I read about mutexes, cond_wait and cond_signal.
When I use these things instead of "busy loop" there is no performance gain at all for my problem (=generating the first 50000 prime numbers).
I tested the execution-times of all variants:

Single-thread (compiled with -O2) : 17,5 s
Double-thread with busy-loop (compiled with -O0) : 11 s
Double-thread with mutexes (compiled with -O2) : 47,1 s !!!

But all this is not the problem or the reason why I'm reporting this.

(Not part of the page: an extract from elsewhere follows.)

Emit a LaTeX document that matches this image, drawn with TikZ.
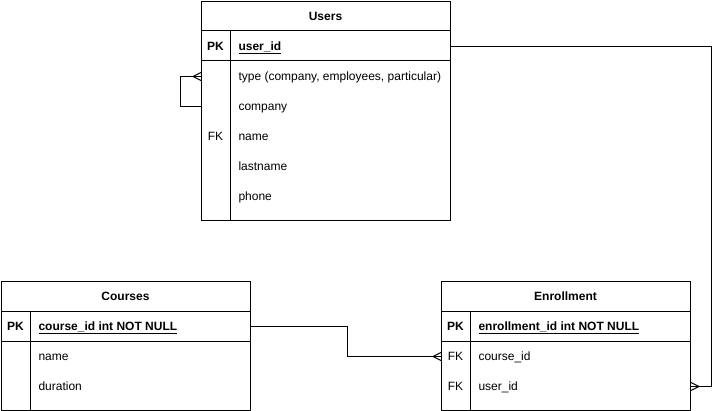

The problem is, that the same code (whatever it does) compiled with "gcc -O0" or "bcc32 -O0" (with wine) or "bcc32 -O2" works.
But if compiled with "gcc -O2" it doesn't work.
In this case the second thread doesn't read or dereference the actual pointer.
It seems to be cached somehow in a register and not read realtime.

If there are additional exit-conditions in loops (because of speed-optimization)
they won't be recognized.



----- original Nachricht --------

Betreff: [Bug driver/36081] gcc optimizations and threads (pthread)
Gesendet: Di 29 Apr 2008 21:11:58 CEST
Von: "pinskia at gcc dot gnu dot org"<gcc-bugzilla@gcc.gnu.org>

> 
> 
> ------- Comment #8 from pinskia at gcc dot gnu dot org  2008-04-29 19:11
> -------
> >And for syncing the threads, that's the easiest way.
> 
> Use mutexes then, they are designed exactly for this.
> 
> >I don't want so serialize the threads, I want to use all 2 processors of
> my
> dual-core.
> 
> You are serializing them by doing a busy loop.  In fact using a busy loop
> will
> just make the CPUs spin without doing anything except for checking a
> condition.
>  Using a mutex allows for other stuff to happen while that thread is
> waiting
> for more work to do.
> 
> I guess you need to read up on threading programming more because right now
> you
> are causing extra work to happen on thread for no reason.
> 
> -- Pinski
> 
> 
> -- 
> 
> 
> http://gcc.gnu.org/bugzilla/show_bug.cgi?id=36081
> 
> ------- You are receiving this mail because: -------
> You reported the bug, or are watching the reporter.
> 

--- original Nachricht Ende ----









Comment 10 snes2002 2008-05-03 10:26:26 UTC
This is definitely a bug.
The same source-code must do the same thing, no matter what optimize-options
are enabled or disabled.
Comment 11 Richard Biener 2008-05-03 11:03:48 UTC
No it must not.  If your program is bogus then it is bogus.